**GIVEN PROBLEM**
Copy all lines below exactly as written. Leave pictures out.

***** DATASET EXCERPT

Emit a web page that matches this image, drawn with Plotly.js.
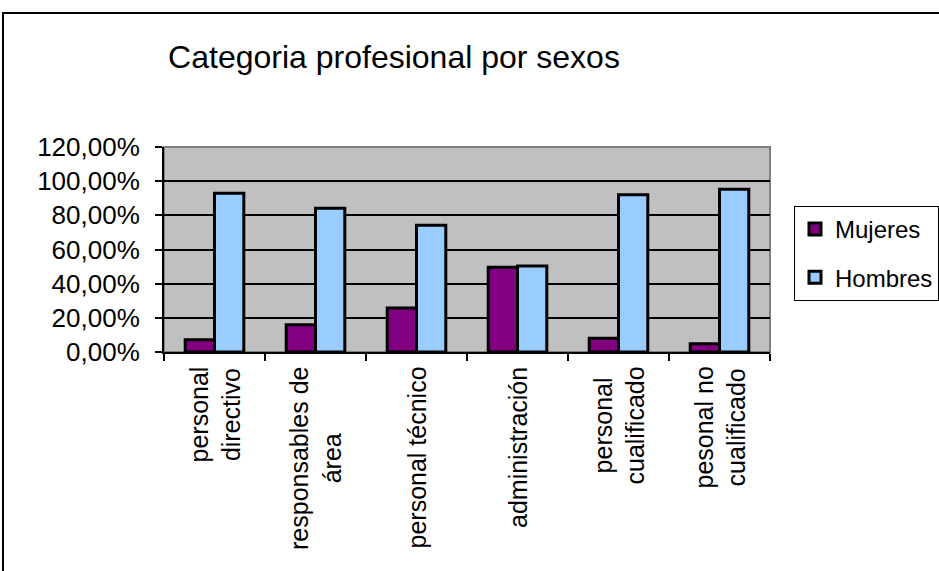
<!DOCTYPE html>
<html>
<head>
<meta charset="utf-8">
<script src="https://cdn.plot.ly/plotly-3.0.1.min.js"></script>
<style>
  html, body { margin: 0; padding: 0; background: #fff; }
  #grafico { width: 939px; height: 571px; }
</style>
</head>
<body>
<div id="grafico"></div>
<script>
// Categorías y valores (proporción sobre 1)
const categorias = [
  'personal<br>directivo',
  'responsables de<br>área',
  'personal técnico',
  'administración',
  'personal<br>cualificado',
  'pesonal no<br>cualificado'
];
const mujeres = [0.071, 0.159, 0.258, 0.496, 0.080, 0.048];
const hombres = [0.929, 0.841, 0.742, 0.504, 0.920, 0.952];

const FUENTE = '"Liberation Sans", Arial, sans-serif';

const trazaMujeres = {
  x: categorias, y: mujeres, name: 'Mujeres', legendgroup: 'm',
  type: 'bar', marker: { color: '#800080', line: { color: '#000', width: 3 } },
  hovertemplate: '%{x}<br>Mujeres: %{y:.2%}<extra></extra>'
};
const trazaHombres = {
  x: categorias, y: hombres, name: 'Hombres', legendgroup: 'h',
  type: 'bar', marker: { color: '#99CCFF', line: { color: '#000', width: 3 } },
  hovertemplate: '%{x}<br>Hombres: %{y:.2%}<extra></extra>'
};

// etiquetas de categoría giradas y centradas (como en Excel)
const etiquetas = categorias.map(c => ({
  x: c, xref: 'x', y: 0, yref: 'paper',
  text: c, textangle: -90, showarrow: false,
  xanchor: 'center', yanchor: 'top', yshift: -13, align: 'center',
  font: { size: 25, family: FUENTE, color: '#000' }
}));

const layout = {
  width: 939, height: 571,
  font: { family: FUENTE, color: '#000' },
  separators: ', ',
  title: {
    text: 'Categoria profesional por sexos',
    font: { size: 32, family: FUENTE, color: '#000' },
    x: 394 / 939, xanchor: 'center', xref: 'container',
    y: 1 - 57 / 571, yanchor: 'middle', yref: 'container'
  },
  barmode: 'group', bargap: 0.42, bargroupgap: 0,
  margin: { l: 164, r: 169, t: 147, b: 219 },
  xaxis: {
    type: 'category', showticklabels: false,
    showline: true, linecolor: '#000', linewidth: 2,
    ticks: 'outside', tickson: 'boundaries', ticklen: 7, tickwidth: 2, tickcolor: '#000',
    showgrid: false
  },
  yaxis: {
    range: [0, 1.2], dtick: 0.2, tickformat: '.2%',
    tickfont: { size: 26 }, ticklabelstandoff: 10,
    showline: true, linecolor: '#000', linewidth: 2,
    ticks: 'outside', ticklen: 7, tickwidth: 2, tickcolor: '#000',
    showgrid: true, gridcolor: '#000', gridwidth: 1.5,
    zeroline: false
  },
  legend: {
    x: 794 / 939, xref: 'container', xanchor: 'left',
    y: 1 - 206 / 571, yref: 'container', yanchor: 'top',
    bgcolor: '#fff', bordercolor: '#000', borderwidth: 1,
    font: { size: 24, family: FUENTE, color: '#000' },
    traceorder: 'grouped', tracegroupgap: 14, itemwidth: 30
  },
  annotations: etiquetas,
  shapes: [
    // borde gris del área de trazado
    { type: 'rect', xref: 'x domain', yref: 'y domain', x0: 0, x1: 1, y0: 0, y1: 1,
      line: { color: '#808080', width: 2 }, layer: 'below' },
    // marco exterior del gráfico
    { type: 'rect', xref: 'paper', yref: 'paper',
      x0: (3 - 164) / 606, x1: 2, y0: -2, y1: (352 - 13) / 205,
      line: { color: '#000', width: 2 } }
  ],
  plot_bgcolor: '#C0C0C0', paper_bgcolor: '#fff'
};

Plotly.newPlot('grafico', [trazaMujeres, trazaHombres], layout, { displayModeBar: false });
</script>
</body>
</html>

**********

**OUTPUT FOR THIS EXERCISE**
Emit a web page that matches this image, drawn with Plotly.js.
<!DOCTYPE html>
<html>
<head>
<meta charset="utf-8">
<script src="https://cdn.plot.ly/plotly-3.0.1.min.js"></script>
<style>
  html, body { margin: 0; padding: 0; background: #fff; }
  #grafico { width: 939px; height: 571px; }
</style>
</head>
<body>
<div id="grafico"></div>
<script>
// Categorías y valores (proporción sobre 1)
const categorias = [
  'personal<br>directivo',
  'responsables de<br>área',
  'personal técnico',
  'administración',
  'personal<br>cualificado',
  'pesonal no<br>cualificado'
];
const mujeres = [0.071, 0.159, 0.258, 0.496, 0.080, 0.048];
const hombres = [0.929, 0.841, 0.742, 0.504, 0.920, 0.952];

const FUENTE = '"Liberation Sans", Arial, sans-serif';

const trazaMujeres = {
  x: categorias, y: mujeres, name: 'Mujeres', legendgroup: 'm',
  type: 'bar', marker: { color: '#800080', line: { color: '#000', width: 3 } },
  hovertemplate: '%{x}<br>Mujeres: %{y:.2%}<extra></extra>'
};
const trazaHombres = {
  x: categorias, y: hombres, name: 'Hombres', legendgroup: 'h',
  type: 'bar', marker: { color: '#99CCFF', line: { color: '#000', width: 3 } },
  hovertemplate: '%{x}<br>Hombres: %{y:.2%}<extra></extra>'
};

// etiquetas de categoría giradas y centradas (como en Excel)
const etiquetas = categorias.map(c => ({
  x: c, xref: 'x', y: 0, yref: 'paper',
  text: c, textangle: -90, showarrow: false,
  xanchor: 'center', yanchor: 'top', yshift: -13, align: 'center',
  font: { size: 25, family: FUENTE, color: '#000' }
}));

const layout = {
  width: 939, height: 571,
  font: { family: FUENTE, color: '#000' },
  separators: ', ',
  title: {
    text: 'Categoria profesional por sexos',
    font: { size: 32, family: FUENTE, color: '#000' },
    x: 394 / 939, xanchor: 'center', xref: 'container',
    y: 1 - 57 / 571, yanchor: 'middle', yref: 'container'
  },
  barmode: 'group', bargap: 0.42, bargroupgap: 0,
  margin: { l: 164, r: 169, t: 147, b: 219 },
  xaxis: {
    type: 'category', showticklabels: false,
    showline: true, linecolor: '#000', linewidth: 2,
    ticks: 'outside', tickson: 'boundaries', ticklen: 7, tickwidth: 2, tickcolor: '#000',
    showgrid: false
  },
  yaxis: {
    range: [0, 1.2], dtick: 0.2, tickformat: '.2%',
    tickfont: { size: 26 }, ticklabelstandoff: 10,
    showline: true, linecolor: '#000', linewidth: 2,
    ticks: 'outside', ticklen: 7, tickwidth: 2, tickcolor: '#000',
    showgrid: true, gridcolor: '#000', gridwidth: 1.5,
    zeroline: false
  },
  legend: {
    x: 794 / 939, xref: 'container', xanchor: 'left',
    y: 1 - 206 / 571, yref: 'container', yanchor: 'top',
    bgcolor: '#fff', bordercolor: '#000', borderwidth: 1,
    font: { size: 24, family: FUENTE, color: '#000' },
    traceorder: 'grouped', tracegroupgap: 14, itemwidth: 30
  },
  annotations: etiquetas,
  shapes: [
    // borde gris del área de trazado
    { type: 'rect', xref: 'x domain', yref: 'y domain', x0: 0, x1: 1, y0: 0, y1: 1,
      line: { color: '#808080', width: 2 }, layer: 'below' },
    // marco exterior del gráfico
    { type: 'rect', xref: 'paper', yref: 'paper',
      x0: (3 - 164) / 606, x1: 2, y0: -2, y1: (352 - 13) / 205,
      line: { color: '#000', width: 2 } }
  ],
  plot_bgcolor: '#C0C0C0', paper_bgcolor: '#fff'
};

Plotly.newPlot('grafico', [trazaMujeres, trazaHombres], layout, { displayModeBar: false });
</script>
</body>
</html>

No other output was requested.